Ia menjelaskan bahwa dalam sejarah militer, strategi bukan hanya soal medan dan senjata, tapi juga soal jiwa dan ideologi. “Sebab utama mengapa militer patuh bukan hanya karena perintah, tapi karena keyakinan, sebagaimana dalam konsep manunggaling kawula gusti, penyatuan rakyat dengan pemimpinnya,” ujarnya. Gagasan ini ia tarik dari konteks budaya Jawa dan perjuangan spiritual yang melekat dalam perang tradisional.

Dalam paparannya, Noval mengajak audiens menjelajahi zaman berdasarkan klasifikasi senjata: mulai dari zaman batu, zaman hindu, zaman kesultanan Islam, senjata api, hingga periode pra-kemerdekaan. Ia memetakan struktur militer kerajaan Islam, lalu membandingkannya dengan militer barat dan kolonial seperti KNIL (tentara Hindia Belanda) dan Kenpeitai (militer Jepang). Dari perbedaan seragam hingga struktur komando, semua dibedah secara rinci tanpa mengurangi minat audiens.
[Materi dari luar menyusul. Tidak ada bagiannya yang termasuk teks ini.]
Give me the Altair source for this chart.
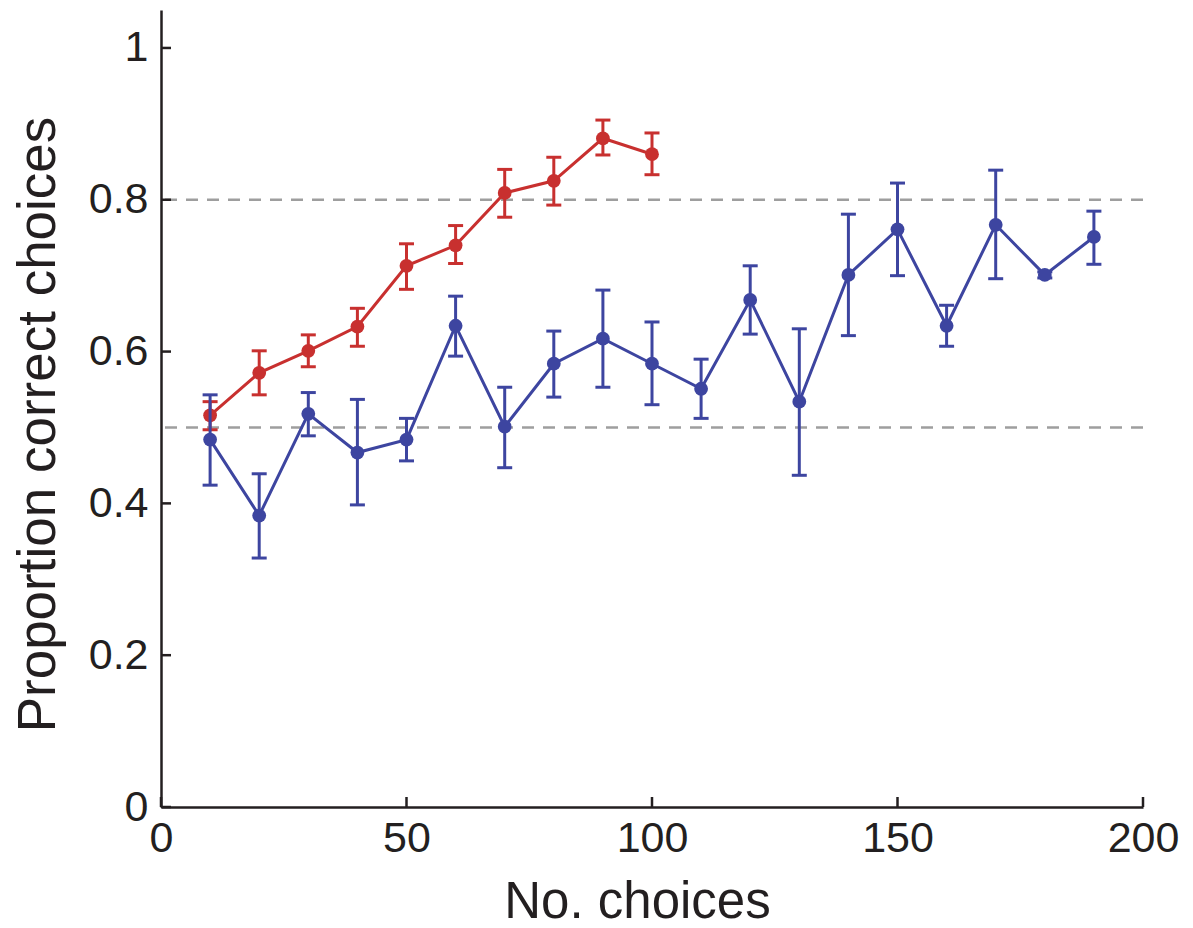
import altair as alt
import pandas as pd

# Data
red_x = [10, 20, 30, 40, 50, 60, 70, 80, 90, 100]
red_y = [0.516, 0.572, 0.601, 0.633, 0.713, 0.740, 0.809, 0.825, 0.881, 0.860]
red_lo = [0.497, 0.543, 0.580, 0.607, 0.682, 0.716, 0.777, 0.793, 0.859, 0.833]
red_hi = [0.534, 0.601, 0.622, 0.657, 0.742, 0.766, 0.840, 0.856, 0.905, 0.888]

blue_x = [10, 20, 30, 40, 50, 60, 70, 80, 90, 100, 110, 120, 130, 140, 150, 160, 170, 180, 190]
blue_y = [0.484, 0.384, 0.518, 0.467, 0.484, 0.634, 0.501, 0.584, 0.617, 0.584, 0.551,
          0.668, 0.534, 0.701, 0.761, 0.634, 0.767, 0.701, 0.751]
blue_lo = [0.424, 0.328, 0.489, 0.398, 0.456, 0.594, 0.447, 0.540, 0.553, 0.530, 0.512,
           0.623, 0.437, 0.621, 0.700, 0.607, 0.696, 0.697, 0.715]
blue_hi = [0.543, 0.439, 0.546, 0.537, 0.512, 0.673, 0.553, 0.627, 0.681, 0.639, 0.590,
           0.713, 0.630, 0.781, 0.822, 0.661, 0.839, 0.705, 0.785]

ref_lines = [0.5, 0.8]
x_ticks = [0, 50, 100, 150, 200]
y_ticks = [0, 0.2, 0.4, 0.6, 0.8, 1.0]

RED = "#C8302F"
BLUE = "#3D45A0"
AXIS = "#231F20"
FONT = "Liberation Sans"

W, H = 982, 797

red = pd.DataFrame({"x": red_x, "y": red_y, "lo": red_lo, "hi": red_hi})
blue = pd.DataFrame({"x": blue_x, "y": blue_y, "lo": blue_lo, "hi": blue_hi})

xs = alt.Scale(domain=[0, 200], nice=False, zero=False)
ys = alt.Scale(domain=[0, 1.05], nice=False, zero=False)

x_axis = alt.Axis(values=x_ticks, ticks=False, grid=False, domainColor=AXIS, domainWidth=2.5,
                  labelFont=FONT, labelFontSize=43, labelColor=AXIS, labelPadding=10,
                  labelFlush=False,
                  title="No. choices", titleFont=FONT, titleFontSize=51, titleFontWeight="normal",
                  titleColor=AXIS, titleX=476, titleY=110, titleBaseline="alphabetic",
                  titleAnchor="start", titleAlign="center")
y_axis = alt.Axis(values=y_ticks, ticks=False, grid=False, domainColor=AXIS, domainWidth=2.5,
                  format="~g",
                  labelFont=FONT, labelFontSize=43, labelColor=AXIS, labelPadding=13,
                  labelFlush=False,
                  title="Proportion correct choices", titleFont=FONT, titleFontSize=53,
                  titleFontWeight="normal", titleColor=AXIS, titleAngle=-90,
                  titleX=-107, titleY=414, titleBaseline="alphabetic", titleAlign="center",
                  titleAnchor="start")


def X(field):
    return alt.X(field, scale=xs, axis=x_axis)


def Y(field):
    return alt.Y(field, scale=ys, axis=y_axis)


ytick_layer = alt.Chart(pd.DataFrame({"v": y_ticks})).mark_rule(color=AXIS, strokeWidth=2.5).encode(
    y=Y("v:Q"), x=alt.value(0), x2=alt.value(10)
)
xtick_layer = alt.Chart(pd.DataFrame({"v": x_ticks})).mark_rule(color=AXIS, strokeWidth=2.5).encode(
    x=X("v:Q"), y=alt.value(H), y2=alt.value(H - 10)
)

dash_layer = alt.Chart(pd.DataFrame({"v": ref_lines})).mark_rule(
    color="#9E9E9E", strokeWidth=2.4, strokeDash=[12, 9]
).encode(y=Y("v:Q"))


def series(df, color):
    base = alt.Chart(df)
    bars = base.mark_rule(color=color, strokeWidth=3).encode(
        x=X("x:Q"), y=Y("lo:Q"), y2="hi:Q")
    cap_lo = base.mark_tick(color=color, orient="horizontal", size=15, thickness=3, opacity=1).encode(
        x=X("x:Q"), y=Y("lo:Q"))
    cap_hi = base.mark_tick(color=color, orient="horizontal", size=15, thickness=3, opacity=1).encode(
        x=X("x:Q"), y=Y("hi:Q"))
    line = base.mark_line(color=color, strokeWidth=3).encode(
        x=X("x:Q"), y=Y("y:Q"))
    pts = base.mark_point(color=color, filled=True, opacity=1, size=190).encode(
        x=X("x:Q"), y=Y("y:Q"))
    return [bars, cap_lo, cap_hi, line, pts]


layers = [dash_layer, ytick_layer, xtick_layer] + series(red, RED) + series(blue, BLUE)

chart = alt.layer(*layers).properties(
    width=W, height=H,
    autosize=alt.AutoSizeParams(type="none"),
    padding={"left": 153, "top": 2, "right": 42, "bottom": 121},
    background="white",
).configure_view(stroke=None)

chart.save("out.html", embed_options={"renderer": "svg", "actions": False})
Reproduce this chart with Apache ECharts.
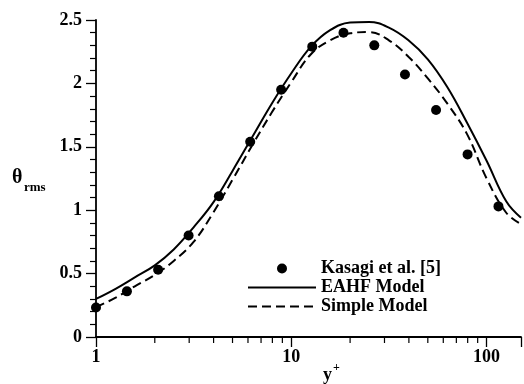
<!DOCTYPE html>
<html>
<head>
<meta charset="utf-8">
<script src="https://cdn.jsdelivr.net/npm/echarts@6/dist/echarts.min.js"></script>
<style>html,body{margin:0;padding:0;background:#fff;}#c{width:524px;height:384px;}</style>
</head>
<body>
<div id="c"></div>
<script>
// Data
const kasagiX = [1, 1.44, 2.08, 2.98, 4.26, 6.16, 8.87, 12.8, 18.5, 26.6, 38.2, 55.1, 79.9, 115];
const kasagiY = [0.232, 0.36, 0.53, 0.80, 1.11, 1.54, 1.95, 2.29, 2.40, 2.30, 2.07, 1.79, 1.44, 1.03];

const eahfX = [1, 1.26, 1.58, 2.0, 2.5, 3.16, 3.98, 5.0, 6.3, 7.94, 10, 12.6, 15.8, 20, 25, 31.6, 39.8, 50, 63, 79.4, 100, 126, 150];
const eahfY = [0.30, 0.38, 0.47, 0.565, 0.69, 0.865, 1.06, 1.31, 1.575, 1.84, 2.08, 2.29, 2.42, 2.48, 2.485, 2.44, 2.34, 2.19, 1.97, 1.69, 1.39, 1.07, 0.94];

const simpleX = [1, 1.26, 1.58, 2.0, 2.5, 3.16, 3.98, 5.0, 6.3, 7.94, 10, 12.6, 15.8, 20, 25, 31.6, 39.8, 50, 63, 79.4, 100, 126, 150];
const simpleY = [0.235, 0.31, 0.40, 0.49, 0.60, 0.75, 0.98, 1.24, 1.51, 1.77, 2.01, 2.23, 2.34, 2.395, 2.405, 2.34, 2.21, 2.04, 1.84, 1.60, 1.25, 0.98, 0.89];

const xMajorTicks = [1, 10, 100];
const xMinorTicks = [2, 3, 4, 5, 6, 7, 8, 9, 20, 30, 40, 50, 60, 70, 80, 90];

const seriesNames = ['Kasagi et al. [5]', 'EAHF Model', 'Simple Model'];

const zip = (xs, ys) => xs.map((x, i) => [x, ys[i]]);
const FONT = '"Liberation Serif", "DejaVu Serif", serif';

const chart = echarts.init(document.getElementById('c'), null, {renderer: 'canvas'});
chart.setOption({
  animation: false,
  backgroundColor: '#fff',
  grid: {left: 96, right: -3, top: 20, bottom: 47, containLabel: false},
  legend: {
    data: [
      {name: seriesNames[0], icon: 'circle'},
      {name: seriesNames[1], itemStyle: {opacity: 0}},
      {name: seriesNames[2], itemStyle: {opacity: 0}}
    ],
    orient: 'vertical',
    left: 247,
    top: 259,
    itemWidth: 68,
    itemHeight: 10,
    itemGap: 0,
    padding: 0,
    selectedMode: false,
    textStyle: {fontFamily: FONT, fontSize: 18, fontWeight: 'bold', color: '#000', lineHeight: 19}
  },
  xAxis: {
    type: 'log',
    logBase: 10,
    min: 1,
    max: 150,
    axisLine: {lineStyle: {color: '#000', width: 1.8}},
    axisTick: {inside: false, length: 10, lineStyle: {color: '#000', width: 1.3}},
    axisLabel: {
      margin: 11, fontFamily: FONT, fontSize: 18, fontWeight: 'bold', color: '#000',
      formatter: v => (xMajorTicks.some(t => Math.abs(t - v) < 1e-6) ? String(Math.round(v)) : '')
    },
    splitLine: {show: false}
  },
  yAxis: {
    type: 'value',
    min: 0,
    max: 2.5,
    interval: 0.5,
    axisLine: {show: true, lineStyle: {color: '#000', width: 1.8}},
    axisTick: {inside: false, length: 10, lineStyle: {color: '#000', width: 1.3}},
    minorTick: {show: true, splitNumber: 5, length: 6, lineStyle: {color: '#000', width: 1.2}},
    axisLabel: {margin: 14, fontFamily: FONT, fontSize: 18, fontWeight: 'bold', color: '#000'},
    splitLine: {show: false},
    minorSplitLine: {show: false}
  },
  graphic: [
    {type: 'text', left: 12, top: 168, style: {text: 'θ', font: 'bold 20px ' + FONT, fill: '#000'}},
    {type: 'text', left: 24, top: 181, style: {text: 'rms', font: 'bold 13px ' + FONT, fill: '#000'}},
    {type: 'text', left: 323, top: 366, style: {text: 'y', font: 'bold 18px ' + FONT, fill: '#000'}},
    {type: 'text', left: 333, top: 362, style: {text: '+', font: 'bold 12px ' + FONT, fill: '#000'}}
  ],
  series: [
    {
      name: seriesNames[1], type: 'line', data: zip(eahfX, eahfY),
      smooth: 0.4, symbol: 'none',
      lineStyle: {color: '#000', width: 2}, itemStyle: {color: '#000'}, z: 3
    },
    {
      name: seriesNames[2], type: 'line', data: zip(simpleX, simpleY),
      smooth: 0.4, symbol: 'none',
      lineStyle: {color: '#000', width: 2, type: [9, 5]}, itemStyle: {color: '#000'}, z: 3
    },
    {
      name: seriesNames[0], type: 'scatter', data: zip(kasagiX, kasagiY),
      symbol: 'circle', symbolSize: 10, itemStyle: {color: '#000', opacity: 1}, z: 4
    },
    {
      name: 'minorTicksX', type: 'custom', clip: false, silent: true,
      data: xMinorTicks.map(v => [v, 0]),
      renderItem: (params, api) => {
        const p = api.coord([api.value(0), 0]);
        return {type: 'line', shape: {x1: p[0], y1: p[1], x2: p[0], y2: p[1] + 6},
                style: {stroke: '#000', lineWidth: 1.2}};
      }
    }
  ]
});
</script>
</body>
</html>
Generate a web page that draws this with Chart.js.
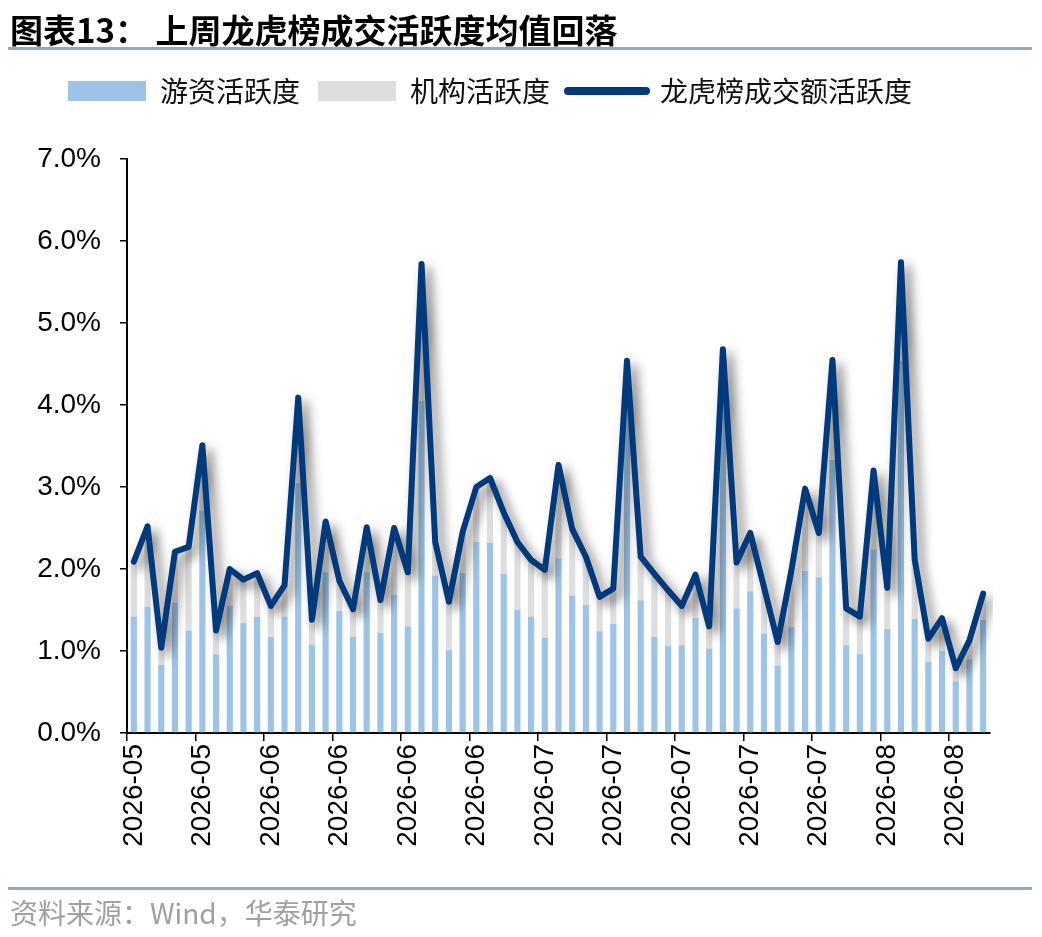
<!DOCTYPE html>
<html>
<head>
<meta charset="utf-8">
<script src="https://cdn.jsdelivr.net/npm/chart.js@4.4.1/dist/chart.umd.min.js"></script>
<style>
html,body{margin:0;padding:0;background:#fff;}
body{width:1042px;height:937px;position:relative;overflow:hidden;}
#c{position:absolute;left:0;top:0;}
#title{position:absolute;left:10px;top:9px;font-family:"Noto Sans CJK SC";font-weight:700;font-size:33px;line-height:40px;color:#000;white-space:nowrap;}
#rule1{position:absolute;left:8px;top:47px;width:1024px;height:3px;background:#8fa9c9;}
#rule2{position:absolute;left:8px;top:887px;width:1024px;height:3px;background:#8fa9c9;}
#src{position:absolute;left:10px;top:894px;font-family:"Noto Sans CJK SC";font-size:28px;line-height:36px;color:#a0a0a0;white-space:nowrap;}
</style>
</head>
<body>
<canvas id="c" width="1042" height="937"></canvas>
<div id="title">图表13：&nbsp;上周龙虎榜成交活跃度均值回落</div>
<div id="rule1"></div>
<div id="rule2"></div>
<div id="src">资料来源：Wind，华泰研究</div>
<script>
// ---- data ----
const categories = [
 '2026-05','2026-05','2026-05','2026-05','2026-05','2026-05','2026-05','2026-05','2026-05',
 '2026-06','2026-06','2026-06','2026-06','2026-06','2026-06','2026-06','2026-06','2026-06','2026-06',
 '2026-06','2026-06','2026-06','2026-06','2026-06','2026-06','2026-06','2026-06','2026-06','2026-06','2026-06',
 '2026-07','2026-07','2026-07','2026-07','2026-07','2026-07','2026-07','2026-07','2026-07','2026-07',
 '2026-07','2026-07','2026-07','2026-07','2026-07','2026-07','2026-07','2026-07','2026-07','2026-07',
 '2026-07','2026-07','2026-07',
 '2026-08','2026-08','2026-08','2026-08','2026-08','2026-08','2026-08','2026-08','2026-08','2026-08'
];
const youziActivity = [
 1.42,1.54,0.83,1.59,1.25,2.71,0.96,1.55,1.34,1.42,
 1.17,1.42,3.05,1.08,1.96,1.49,1.17,1.96,1.22,1.69,
 1.30,4.05,1.92,1.01,1.95,2.33,2.32,1.94,1.50,1.42,
 1.16,2.13,1.67,1.56,1.24,1.33,3.97,1.62,1.17,1.06,
 1.07,1.40,1.03,4.05,1.52,1.73,1.21,0.82,1.29,1.98,
 1.90,3.33,1.07,0.96,2.24,1.27,4.54,1.39,0.87,1.00,
 0.63,0.90,1.38
];
const jigouActivity = [
 0.67,0.98,0.21,0.62,1.02,0.80,0.29,0.45,0.53,0.53,
 0.38,0.38,1.04,0.30,0.62,0.37,0.34,0.55,0.40,0.81,
 0.66,1.67,0.41,0.59,0.50,0.67,0.79,0.75,0.83,0.69,
 0.83,1.14,0.82,0.59,0.42,0.43,0.57,0.53,0.77,0.68,
 0.48,0.53,0.27,0.63,0.56,0.71,0.57,0.29,0.69,1.00,
 0.54,1.22,0.45,0.46,0.96,0.50,1.20,0.73,0.28,0.40,
 0.16,0.23,0.32
];
const lhbActivity = [
 2.09,2.52,1.04,2.21,2.27,3.51,1.25,2.00,1.87,1.95,
 1.55,1.80,4.09,1.38,2.58,1.86,1.51,2.51,1.62,2.50,
 1.96,5.72,2.33,1.60,2.45,3.00,3.11,2.69,2.33,2.11,
 1.99,3.27,2.49,2.15,1.66,1.76,4.54,2.15,1.94,1.74,
 1.55,1.93,1.30,4.68,2.08,2.44,1.78,1.11,1.98,2.98,
 2.44,4.55,1.52,1.42,3.20,1.77,5.74,2.12,1.15,1.40,
 0.79,1.13,1.70
];
const yTicks = [0,1,2,3,4,5,6,7];
const labelEvery = 5;

// ---- plugins ----
const lineShadow = {
  id:'lineShadow',
  beforeDatasetDraw(chart,args){
    if(chart.data.datasets[args.index].type==='line'){
      const c=chart.ctx; c.save();
      c.shadowColor='rgba(0,0,0,0.55)'; c.shadowBlur=11; c.shadowOffsetX=6; c.shadowOffsetY=6;
    }
  },
  afterDatasetDraw(chart,args){
    if(chart.data.datasets[args.index].type==='line'){ chart.ctx.restore(); }
  }
};
const legendSpace = {
  id:'legendSpace',
  beforeLayout(chart){
    const lg=chart.legend;
    if(lg && !lg._patched){
      const f=lg.fit.bind(lg);
      lg.fit=function(){ f(); this.height+=44; };
      lg._patched=true;
    }
  },
  afterLayout(chart){
    const lg=chart.legend;
    if(lg){ lg.left+=20; lg.right+=20; }
  }
};

const tickFont = {family:'Liberation Sans', size:28};

new Chart(document.getElementById('c'), {
  data:{
    labels:categories,
    datasets:[
      {type:'bar',label:'游资活跃度',data:youziActivity,backgroundColor:'#9dc3e6',
       barPercentage:0.45,categoryPercentage:1,stack:'bars',order:1},
      {type:'bar',label:'机构活跃度',data:jigouActivity,backgroundColor:'#dedede',
       barPercentage:0.45,categoryPercentage:1,stack:'bars',order:1},
      {type:'line',label:'龙虎榜成交额活跃度',data:lhbActivity,borderColor:'#003a7c',backgroundColor:'#003a7c',
       borderWidth:6,pointRadius:0,tension:0,borderJoinStyle:'round',borderCapStyle:'round',stack:'line',order:0}
    ]
  },
  options:{
    responsive:false, animation:false, devicePixelRatio:1,
    layout:{padding:{left:30,top:59,right:52,bottom:74}},
    plugins:{
      tooltip:{enabled:false},
      legend:{
        position:'top', align:'start',
        labels:{
          usePointStyle:true, pointStyleWidth:78, boxWidth:78, boxHeight:20, padding:18, color:'#111',
          font:{family:'Noto Sans CJK SC', size:28},
          sort:(a,b)=>a.datasetIndex-b.datasetIndex,
          generateLabels(chart){
            const items = Chart.defaults.plugins.legend.labels.generateLabels(chart);
            items.forEach(it=>{
              const ds = chart.data.datasets[it.datasetIndex];
              if(ds.type==='line'){ it.pointStyle='line'; it.lineWidth=8; it.lineCap='round'; it.strokeStyle=ds.borderColor; }
              else { it.pointStyle='rect'; it.lineWidth=0; }
            });
            return items;
          }
        }
      }
    },
    scales:{
      x:{
        stacked:true, offset:true,
        grid:{display:true, offset:true, drawOnChartArea:false, drawTicks:true, tickLength:8, lineWidth:1.5,
              color:(ctx)=> (ctx.index!==undefined && ctx.index%labelEvery===0) ? '#000' : 'rgba(0,0,0,0)'},
        border:{display:true,color:'#000',width:2},
        ticks:{autoSkip:false, maxRotation:90, minRotation:90, padding:3, color:'#000', font:tickFont,
               callback:(v,i)=> i%labelEvery===0 ? categories[i] : ''},
        afterFit(s){ s.height=130; }
      },
      y:{
        stacked:true, min:yTicks[0], max:yTicks[yTicks.length-1],
        afterBuildTicks(s){ s.ticks = yTicks.map(v=>({value:v})); },
        grid:{drawOnChartArea:false, drawTicks:true, tickLength:7, lineWidth:1.5, color:'#000'},
        border:{display:true,color:'#000',width:2},
        ticks:{color:'#000', font:tickFont, padding:19, callback:v=>Number(v).toFixed(1)+'%'},
        afterFit(s){ s.width=97; }
      }
    }
  },
  plugins:[lineShadow, legendSpace]
});
</script>
</body>
</html>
Salah satu momen yang paling menyita perhatian terjadi ketika Noval mengajak peserta membayangkan medan tempur 10 November, dia menampilkan kata-kata yang ia dapat saat penelitian skripsi.”Bung Tomo iku omongane ae, pas pertempuran ora ketok nangdi wujude,” ucap salah seorang Veteran Perang Surabaya berdasakan wawancara yang ia lakukan pada tahun 2018). Ia berucap sambil menunjuk foto Bung Tomo yang terpampang di salindia. Para peserta tampak tertegun, termasuk Moh. Dhaifullah, siswa SMPN 5 Pamekasan yang kemudian berkomentar, “Berkat acara tadi malam saya mendapat ilmu yang tidak pernah diajarkan di sekolah tentang sejarah perang dan tentara.”

Tak hanya menyampaikan data, Noval juga menyelipkan refleksi kritis tentang bagaimana militer sebagai institusi selalu dipengaruhi oleh struktur sosial dan budaya zamannya. Diskusi mengalir ringan meski topik yang dibahas terbilang dalam. Lewat diskusi ini, peserta tidak sekadar mengingat sejarah, tetapi merenungi jejaknya yang masih terasa hingga kini.
Saat waktu menunjukkan pukul 22.30 WIB, Qoqo menutup acara dengan penuh optimisme. Meski kopi di meja mulai mendingin dan ruangan mulai lengang, bekas-bekas diskusi itu tetap tertinggal di kepala dan hati peserta. Di tengah rak buku dan sisa uap minuman, sejarah militer bukan lagi sekadar catatan masa lalu, ia menjadi cerita hidup yang terus disampaikan dari generasi ke generasi.